=== Supplied material ===
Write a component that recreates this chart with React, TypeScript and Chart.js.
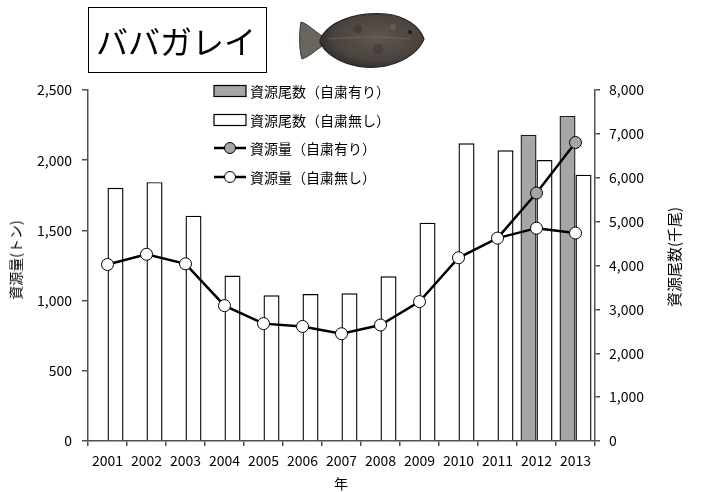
import { useEffect, useRef } from "react";
import { Chart, registerables } from "chart.js";

Chart.register(...registerables);

const years = ["2001", "2002", "2003", "2004", "2005", "2006", "2007", "2008", "2009", "2010", "2011", "2012", "2013"];
// 資源尾数 (千尾), right axis
const countWith = [null, null, null, null, null, null, null, null, null, null, null, 6980, 7410];
const countWithout = [5770, 5900, 5135, 3770, 3320, 3350, 3365, 3755, 4975, 6785, 6625, 6405, 6070];
// 資源量 (トン), left axis
const biomassWith = [null, null, null, null, null, null, null, null, null, null, 1445, 1766, 2126];
const biomassWithout = [1257, 1330, 1262, 964, 836, 816, 764, 826, 993, 1305, 1445, 1516, 1481];

const legendLabels = ["資源尾数（自粛有り）", "資源尾数（自粛無し）", "資源量（自粛有り）", "資源量（自粛無し）"];

const FONT = '"Noto Sans CJK JP", "Noto Sans", sans-serif';
const AXIS = "#505050";

function Fish() {
  return (
    <svg width="130" height="64" style={{ position: "absolute", left: 298, top: 9 }} viewBox="0 0 130 64">
      <defs>
        <radialGradient id="fb" cx="0.55" cy="0.45" r="0.6">
          <stop offset="0" stopColor="#5e5650" />
          <stop offset="0.7" stopColor="#4a433e" />
          <stop offset="1" stopColor="#2f2b29" />
        </radialGradient>
      </defs>
      <path d="M24,27 C14,20 8,14 3,13 C1,22 1,42 4,50 C10,48 16,43 24,37 Z" fill="#6b6560" stroke="#3a3634" strokeWidth="1" />
      <path d="M22,31 C30,12 58,3 88,5 C108,7 122,18 126,30 C122,40 110,52 88,57 C60,62 32,52 22,34 Z" fill="url(#fb)" stroke="#2a2624" strokeWidth="1.2" />
      <path d="M30,30 C55,28 85,27 112,30" stroke="#7a736c" strokeWidth="1" fill="none" opacity="0.6" />
      <circle cx="112" cy="23" r="2" fill="#1e1b1a" />
      <circle cx="60" cy="20" r="4" fill="#3a3431" opacity="0.6" />
      <circle cx="80" cy="40" r="5" fill="#3a3431" opacity="0.5" />
      <circle cx="95" cy="18" r="3" fill="#6f6760" opacity="0.6" />
    </svg>
  );
}

function LegendSymbol({ kind }: { kind: number }) {
  if (kind < 2) {
    return (
      <svg width="34" height="14" style={{ position: "absolute", left: 213, top: -7 }}>
        <rect x="1" y="1.5" width="32" height="11" fill={kind === 0 ? "#a6a6a6" : "#ffffff"} stroke="#000" strokeWidth="1.2" />
      </svg>
    );
  }
  return (
    <svg width="34" height="14" style={{ position: "absolute", left: 213, top: -7 }}>
      <line x1="1" y1="7" x2="33" y2="7" stroke="#000" strokeWidth="2.5" />
      <circle cx="17" cy="7" r="5.5" fill={kind === 2 ? "#a6a6a6" : "#ffffff"} stroke="#000" strokeWidth="1" />
    </svg>
  );
}

export default function App() {
  const canvasEl: any = useRef(null);

  useEffect(() => {
    const ctx = canvasEl.current.getContext("2d");
    const fmt = (v: any) => Number(v).toLocaleString("en-US");

    const config: any = {
      data: {
        labels: years,
        datasets: [
          {
            type: "line",
            label: legendLabels[3],
            data: biomassWithout,
            yAxisID: "y",
            borderColor: "#000",
            borderWidth: 2.5,
            pointRadius: 6,
            pointBackgroundColor: "#ffffff",
            pointBorderColor: "#000",
            pointBorderWidth: 1,
            order: 0,
          },
          {
            type: "line",
            label: legendLabels[2],
            data: biomassWith,
            yAxisID: "y",
            borderColor: "#000",
            borderWidth: 2.5,
            pointRadius: biomassWith.map((v, i) => (v === null || i === 10 ? 0 : 6)),
            pointBackgroundColor: "#a6a6a6",
            pointBorderColor: "#000",
            pointBorderWidth: 1,
            order: 1,
          },
          {
            type: "bar",
            label: legendLabels[0],
            data: countWith,
            yAxisID: "y2",
            backgroundColor: "#a6a6a6",
            borderColor: "#1a1a1a",
            borderWidth: 1.4,
            categoryPercentage: 0.82,
            barPercentage: 1.0,
            order: 2,
          },
          {
            type: "bar",
            label: legendLabels[1],
            data: countWithout,
            yAxisID: "y2",
            backgroundColor: "#ffffff",
            borderColor: "#000",
            borderWidth: 1.4,
            categoryPercentage: 0.82,
            barPercentage: 1.0,
            order: 2,
          },
        ],
      },
      options: {
        responsive: false,
        animation: false,
        devicePixelRatio: 1,
        layout: { padding: { top: 90, left: 0, right: 0, bottom: 0 } },
        plugins: { legend: { display: false }, tooltip: { enabled: false } },
        scales: {
          x: {
            type: "category",
            offset: true,
            afterFit: (s: any) => {
              s.height = 51;
            },
            grid: { display: true, drawOnChartArea: false, drawTicks: true, tickLength: 5, color: AXIS, lineWidth: 1.5, offset: true },
            border: { display: true, color: AXIS, width: 1.5 },
            ticks: { color: "#000", font: { family: FONT, size: 14 }, padding: 6, maxRotation: 0, autoSkip: false },
          },
          y: {
            position: "left",
            min: 0,
            max: 2500,
            afterFit: (s: any) => {
              s.width = 88;
            },
            grid: { display: true, drawOnChartArea: false, drawTicks: true, tickLength: 6, color: AXIS, lineWidth: 1.5 },
            border: { display: true, color: AXIS, width: 1.5 },
            ticks: { stepSize: 500, color: "#000", font: { family: FONT, size: 14 }, padding: 10, callback: fmt },
          },
          y2: {
            position: "right",
            min: 0,
            max: 8000,
            afterFit: (s: any) => {
              s.width = 110;
            },
            grid: { display: true, drawOnChartArea: false, drawTicks: true, tickLength: 5, color: AXIS, lineWidth: 1.5 },
            border: { display: true, color: AXIS, width: 1.5 },
            ticks: { stepSize: 1000, color: "#000", font: { family: FONT, size: 14 }, padding: 9, callback: fmt },
          },
        },
      },
    };

    const chart = new Chart(ctx, config);
    return () => {
      chart.destroy();
    };
  }, []);

  const rows = [91, 120, 148, 177];

  return (
    <div style={{ position: "absolute", left: 0, top: 0, width: 705, height: 492, background: "#fff", fontFamily: FONT, color: "#000" }}>
      <canvas ref={canvasEl} width={705} height={492} style={{ position: "absolute", left: 0, top: 0 }} />
      <div
        style={{
          position: "absolute",
          left: 88,
          top: 7,
          width: 179,
          height: 66,
          border: "1px solid #000",
          fontSize: 32,
          lineHeight: "32px",
          boxSizing: "border-box",
          paddingLeft: 7,
          paddingTop: 16,
          whiteSpace: "nowrap",
        }}
      >
        ババガレイ
      </div>
      <Fish />
      {rows.map((y, i) => (
        <div key={i} style={{ position: "absolute", left: 0, top: y, height: 0 }}>
          <LegendSymbol kind={i} />
          <div style={{ position: "absolute", left: 250, top: -10, fontSize: 14, lineHeight: "20px", whiteSpace: "nowrap" }}>{legendLabels[i]}</div>
        </div>
      ))}
      <div
        style={{
          position: "absolute",
          left: 15,
          top: 260,
          transform: "translate(-50%, -50%) rotate(-90deg)",
          fontSize: 14,
          lineHeight: "16px",
          whiteSpace: "nowrap",
        }}
      >
        資源量(トン)
      </div>
      <div
        style={{
          position: "absolute",
          left: 674,
          top: 257,
          transform: "translate(-50%, -50%) rotate(-90deg)",
          fontSize: 15,
          lineHeight: "16px",
          whiteSpace: "nowrap",
        }}
      >
        資源尾数(千尾)
      </div>
      <div style={{ position: "absolute", left: 341, top: 483, transform: "translate(-50%, -50%)", fontSize: 14, lineHeight: "16px" }}>年</div>
    </div>
  );
}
===
Stated exercise = Transcribe exactly, with no pictures, the lines running from the first line of the material through the line holding "Chart.register(...registerables);".

Exercise answer =
Write a component that recreates this chart with React, TypeScript and Chart.js.
import { useEffect, useRef } from "react";
import { Chart, registerables } from "chart.js";

Chart.register(...registerables);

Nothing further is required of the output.